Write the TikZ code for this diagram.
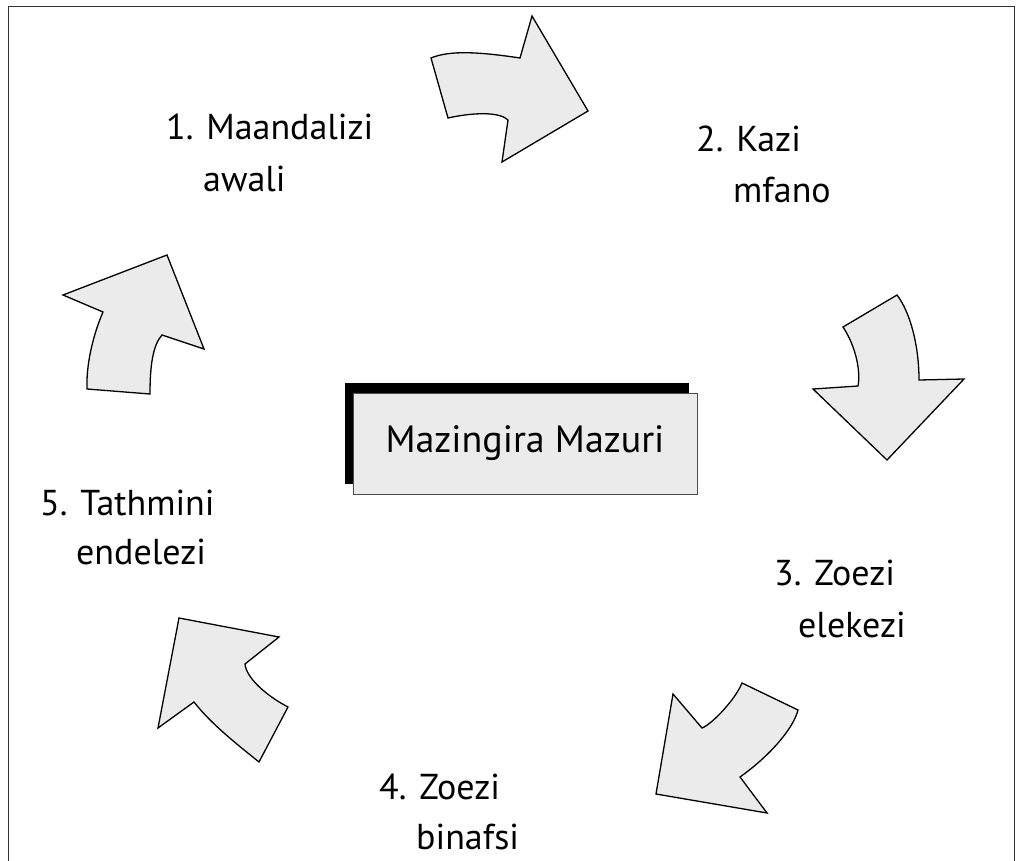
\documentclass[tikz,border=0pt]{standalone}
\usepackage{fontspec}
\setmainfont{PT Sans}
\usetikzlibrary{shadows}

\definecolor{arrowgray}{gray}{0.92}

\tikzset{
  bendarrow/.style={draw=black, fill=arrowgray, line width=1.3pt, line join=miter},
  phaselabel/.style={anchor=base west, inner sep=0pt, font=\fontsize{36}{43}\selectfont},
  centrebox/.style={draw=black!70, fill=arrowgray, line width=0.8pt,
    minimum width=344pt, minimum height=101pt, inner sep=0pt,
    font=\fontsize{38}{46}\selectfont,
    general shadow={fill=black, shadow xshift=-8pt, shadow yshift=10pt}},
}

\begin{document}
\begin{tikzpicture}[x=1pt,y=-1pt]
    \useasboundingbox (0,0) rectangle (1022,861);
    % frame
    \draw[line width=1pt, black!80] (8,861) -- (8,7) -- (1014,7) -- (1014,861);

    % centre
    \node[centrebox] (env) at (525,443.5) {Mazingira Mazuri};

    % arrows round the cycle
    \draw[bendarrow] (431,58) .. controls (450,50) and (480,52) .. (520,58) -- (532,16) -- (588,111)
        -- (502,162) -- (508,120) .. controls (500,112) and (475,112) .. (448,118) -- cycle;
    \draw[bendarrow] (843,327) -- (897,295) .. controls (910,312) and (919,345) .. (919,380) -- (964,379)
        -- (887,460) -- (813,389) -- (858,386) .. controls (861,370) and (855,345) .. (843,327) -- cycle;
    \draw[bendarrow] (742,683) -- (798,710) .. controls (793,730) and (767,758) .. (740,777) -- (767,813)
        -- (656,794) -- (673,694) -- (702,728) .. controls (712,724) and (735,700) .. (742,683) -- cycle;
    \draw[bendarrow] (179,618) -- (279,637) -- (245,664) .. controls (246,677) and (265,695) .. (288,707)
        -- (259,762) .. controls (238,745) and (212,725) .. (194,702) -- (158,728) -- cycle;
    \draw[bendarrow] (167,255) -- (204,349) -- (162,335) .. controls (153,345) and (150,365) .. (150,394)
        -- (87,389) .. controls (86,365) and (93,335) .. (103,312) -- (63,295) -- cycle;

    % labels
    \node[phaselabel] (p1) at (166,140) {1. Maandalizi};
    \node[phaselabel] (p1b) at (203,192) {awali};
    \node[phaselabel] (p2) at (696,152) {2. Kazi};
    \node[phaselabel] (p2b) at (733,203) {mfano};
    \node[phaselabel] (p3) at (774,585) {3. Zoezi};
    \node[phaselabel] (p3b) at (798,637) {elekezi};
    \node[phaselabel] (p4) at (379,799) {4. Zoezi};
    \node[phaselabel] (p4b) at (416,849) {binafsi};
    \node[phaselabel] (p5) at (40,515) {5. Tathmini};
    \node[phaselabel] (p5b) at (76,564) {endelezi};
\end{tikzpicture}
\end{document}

════════

Word for word, quote the lines above. Omit the pictures.

**RESULT OF THIS TASK**
Write the TikZ code for this diagram.
\documentclass[tikz,border=0pt]{standalone}
\usepackage{fontspec}
\setmainfont{PT Sans}
\usetikzlibrary{shadows}

\definecolor{arrowgray}{gray}{0.92}

\tikzset{
  bendarrow/.style={draw=black, fill=arrowgray, line width=1.3pt, line join=miter},
  phaselabel/.style={anchor=base west, inner sep=0pt, font=\fontsize{36}{43}\selectfont},
  centrebox/.style={draw=black!70, fill=arrowgray, line width=0.8pt,
    minimum width=344pt, minimum height=101pt, inner sep=0pt,
    font=\fontsize{38}{46}\selectfont,
    general shadow={fill=black, shadow xshift=-8pt, shadow yshift=10pt}},
}

\begin{document}
\begin{tikzpicture}[x=1pt,y=-1pt]
    \useasboundingbox (0,0) rectangle (1022,861);
    % frame
    \draw[line width=1pt, black!80] (8,861) -- (8,7) -- (1014,7) -- (1014,861);

    % centre
    \node[centrebox] (env) at (525,443.5) {Mazingira Mazuri};

    % arrows round the cycle
    \draw[bendarrow] (431,58) .. controls (450,50) and (480,52) .. (520,58) -- (532,16) -- (588,111)
        -- (502,162) -- (508,120) .. controls (500,112) and (475,112) .. (448,118) -- cycle;
    \draw[bendarrow] (843,327) -- (897,295) .. controls (910,312) and (919,345) .. (919,380) -- (964,379)
        -- (887,460) -- (813,389) -- (858,386) .. controls (861,370) and (855,345) .. (843,327) -- cycle;
    \draw[bendarrow] (742,683) -- (798,710) .. controls (793,730) and (767,758) .. (740,777) -- (767,813)
        -- (656,794) -- (673,694) -- (702,728) .. controls (712,724) and (735,700) .. (742,683) -- cycle;
    \draw[bendarrow] (179,618) -- (279,637) -- (245,664) .. controls (246,677) and (265,695) .. (288,707)
        -- (259,762) .. controls (238,745) and (212,725) .. (194,702) -- (158,728) -- cycle;
    \draw[bendarrow] (167,255) -- (204,349) -- (162,335) .. controls (153,345) and (150,365) .. (150,394)
        -- (87,389) .. controls (86,365) and (93,335) .. (103,312) -- (63,295) -- cycle;

    % labels
    \node[phaselabel] (p1) at (166,140) {1. Maandalizi};
    \node[phaselabel] (p1b) at (203,192) {awali};
    \node[phaselabel] (p2) at (696,152) {2. Kazi};
    \node[phaselabel] (p2b) at (733,203) {mfano};
    \node[phaselabel] (p3) at (774,585) {3. Zoezi};
    \node[phaselabel] (p3b) at (798,637) {elekezi};
    \node[phaselabel] (p4) at (379,799) {4. Zoezi};
    \node[phaselabel] (p4b) at (416,849) {binafsi};
    \node[phaselabel] (p5) at (40,515) {5. Tathmini};
    \node[phaselabel] (p5b) at (76,564) {endelezi};
\end{tikzpicture}
\end{document}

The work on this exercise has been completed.